Informal Economy and Financial Inclusion:

  • India has a sizable informal sector, which presents difficulties in mobilising financial resources.
  • According to the International Labour Organisation (ILO), the informal sector employed around 81% of India’s working population in 2022.
  • Many individuals and enterprises in the informal economy have limited access to formal financial services, making efficient financial resource mobilisation challenging.

Regulatory and Policy Challenges:

  • The regulatory environment and policy frameworks in India can be complicated, affecting the mobilisation of financial resources.
  • Difficult administrative procedures, confusing regulations, and bureaucratic roadblocks can discourage investors and stymie the flow of capital.
  • Improving financial resource mobilisation requires streamlining laws and creating a more investor-friendly environment.

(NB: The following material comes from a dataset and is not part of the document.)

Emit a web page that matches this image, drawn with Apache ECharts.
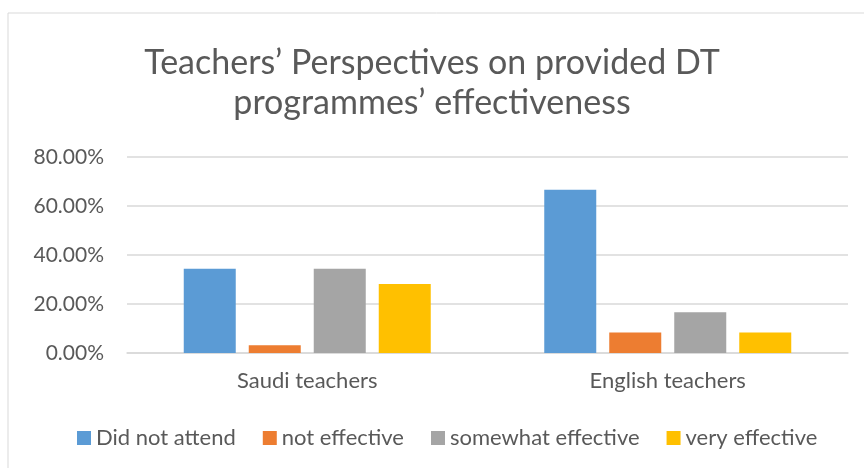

Mobilisation of financial resources:Government initiatives

  • The government is looking to monetize huge quantities of non-core assets.
    • According to the NITI Aayog, assets worth around ‘90,000 crore can be used to create money for the government.
    • In addition, the government plans to establish the National Land Monetisation Corporation to monetize state-owned surplus land holdings.
    • Various public sector initiatives have a large number of underutilised or unutilized assets that could be monetised in innovative ways.
    • In order to produce financial resources, the Centre may explore incentivizing governments to monetize assets under tourism, state mineral resources, state highways, Municipal Corporation.
  • Various tax reforms and procedure simplification measures have been implemented by the government in recent years.
    • Such tax reforms, such as lower corporate tax rates, legal recognition of the taxpayer charter, use of technology to ensure frictionless interaction for assessments and appeals (faceless assessments), implementation of the Vivad Se Vishwas (VSV) scheme, and so on, have significantly improved India’s image as a tax-friendly jurisdiction.
    • Aside from that, the GST regime has seen modifications in the legislation and policy, as well as automation of compliances.
    • These measures, which provide ‘tax certainty’ and ‘ease of doing business,’ should result in increased tax collections for the government and a reduction in the fiscal deficit.
  • India was an early adopter of unilateral steps to tax non-resident digital enterprises.
    • In 2016, India implemented a digital tax in the form of the Equalisation Levy on online advertisements, which was later expanded to cover online sales of goods and provision of services.
    • With the implementation of OECD Pillar One ideas, the taxation system will see a major revamp of worldwide tax laws in the coming years.
    • The introduction of Pillar One would ensure the reallocation of a portion of digital corporations’ income to the countries where their users reside.
  • The government may potentially reassess GST slabs based on sector maturity.
    • There are several industries that are still mostly unorganised (for example, house interior design) and where the scope for GST compliance is limited, both on the consumer and supplier sides.
    • Governments may consider lowering the GST slab for such industries to 5% in order to encourage their membership in the tax net.
  • The Indian government has launched a number of infrastructure development initiatives, including the Bharatmala Pariyojana, the Sagarmala Project, the Smart Cities Mission, and the Pradhan Mantri Awas Yojana (PMAY).
  • In recent years, the government has implemented a number of industry-friendly policies:
    • PLI schemes, Remission of Duties and Taxes on Exported Products (RoDTEP), PM Gati Shakti, India Industrial Landbank, the National Logistics Policy, and the National Single Window System.
    • It has positioned India as the most appealing destination for both investments and doing business.
  • The NCFE launched the Financial Education Programme for Adults (FEPA) in September 2019.
    • FEPA is a Financial Literacy Programme established and implemented to raise financial knowledge in the financially excluded segments of society.
    • It allows them to use financial services and products more efficiently, bringing more individuals into the formal financial sector.
  • The government established the Digital India plan with the goal of transforming India into a digitally empowered society and knowledge-based economy by assuring digital access, inclusion, empowerment, and bridging the digital divide.
    • The plan is focused on three primary vision areas: digital infrastructure as a vital utility for every citizen, governance and on-demand services, and digital citizen empowerment.
    • The ultimate purpose is to ensure that digital technologies improve the lives of all citizens, that India’s digital economy expands, that investment and employment possibilities are created, and that India develops digital technological skills.
  • In August 2014, the government launched the National Mission for Financial Inclusion (NMFI), namely the Pradhan Mantri Jan Dhan Yojana (PMJDY).
    • It aims  to provide universal banking services to every unbanked household, with the guiding principles of banking the unbanked, securing the unsecured, funding the unfunded, and serving unserved and underserved areas.
    • Through the connection of Jan-Dhan accounts with mobile and Aadhaar [Jan Dhan-Aadhaar-Mobile (JAM)], a digital pipeline has been laid for the implementation of PMJDY.
  • The National Monetisation Pipeline has formalised non-tax revenue generation measures such as unlocking the investment value of public sector assets to produce cash.
    • This initiative aims to aggregate the federal government’s core assets’ monetisation potential of 6 lakh crore throughout the fiscal years 2022-25.
    • According to the government, the road, railway, power, oil and gas, and telecommunications industries look to be suitable to producing significant revenue through asset monetisation.
    • Over the last two years, NHAI has raised 17,000 crores through the toll-operate-transfer approach, proving the drive’s initial success. However, it is still in early stages.